Milwaukee does not need another sermon about Giannis Antetokounmpo being magnificent enough to drag a night back into line. That is old information pretending to be analysis. The useful question now is harsher and smaller: when the game gets tight and the air gets thin, is the Bucks ecosystem doing enough that Giannis does not have to mop up every bad possession by himself?

AP reported that Ryan Rollins scored 26 points in a 108-105 Bucks win over Phoenix. Fine. Useful spark. Not proof. One sharp contribution from a role player can reopen the real conversation, but it cannot finish it. The issue is not whether Milwaukee can produce a pleasing box-score side note around its star. The issue is whether the support structure is becoming something a serious opponent actually has to respect.

The Real Audit

This is a support-cast trial, not a Giannis trial.

Milwaukee already made its bigger franchise call earlier. AP's February 5 trade-deadline report said Giannis remained with Milwaukee when the deadline passed. That matters because the organization chose continuity over a more dramatic pivot. Once you make that choice, the burden shifts. You no longer get to hide behind the glamour of the franchise player. You have to judge the environment around him.

And that environment only matters in three ways:

  • Can someone else create enough order when a possession starts to wobble?
  • Can the support players give Milwaukee credible help instead of decorative help?
  • Can the lineups around Giannis hold their shape when the game stops being generous?

That is the whole case. Not highlights. Not mood. Not another admiring paragraph about one of the league's most dominant players doing dominant-player things.

What Phoenix Reopened

The Phoenix result matters because it nudges the conversation back toward bankability. Rollins scoring 26 is not interesting as a feel-good anecdote. It is interesting because Milwaukee's entire late-season argument depends on whether somebody beyond Giannis can steady the team in a real moment.

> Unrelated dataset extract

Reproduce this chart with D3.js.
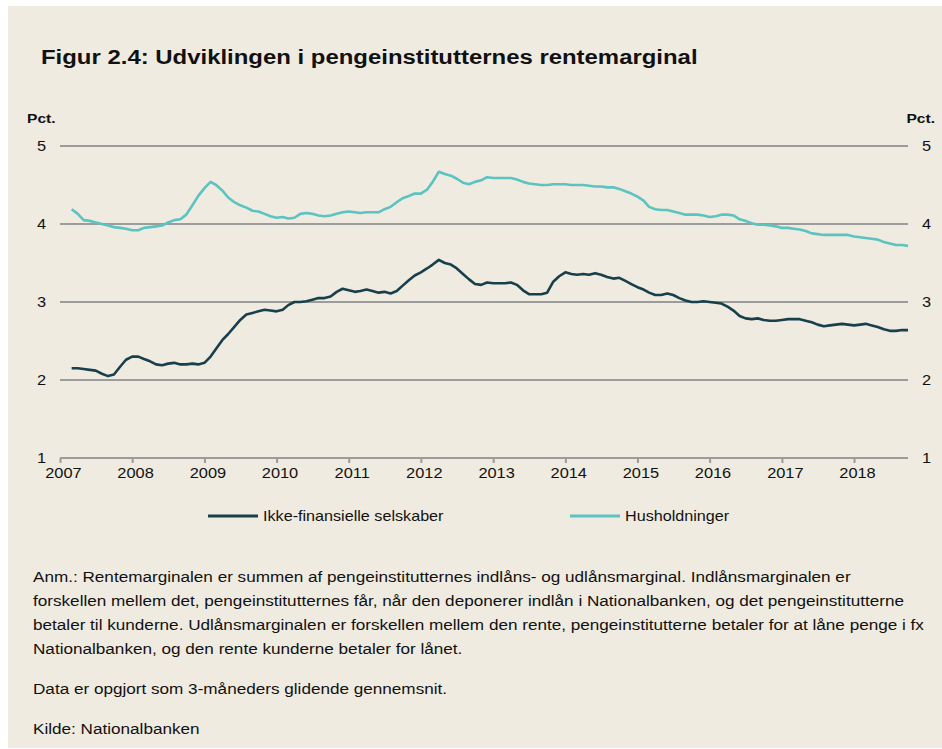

That is where contenders either become trustworthy or remain theatrical. Plenty of teams can look coherent when the burden is light. The problem arrives when the possession needs a second answer, then a third. When the first action dies. When the star gets crowded by design. When the easy read is gone.

If Milwaukee's answer is still, in essence, "Giannis will sort it out," then nothing important has changed. That is not ecosystem health. That is star dependency with better branding.

The Verdict

Milwaukee should be judged without the usual superstar exemption now.

The Bucks do not need fans to rediscover that Giannis is overwhelming. They need evidence that the players and lineups around him can keep a pressure game from becoming a rescue operation. Until that support structure looks sturdy enough to create, settle, and survive without handing every broken possession back to the same star, the trust ceiling stays where it was.

That is the verdict. The ecosystem is still the question. And until it starts answering on its own, Milwaukee is selling belief on credit.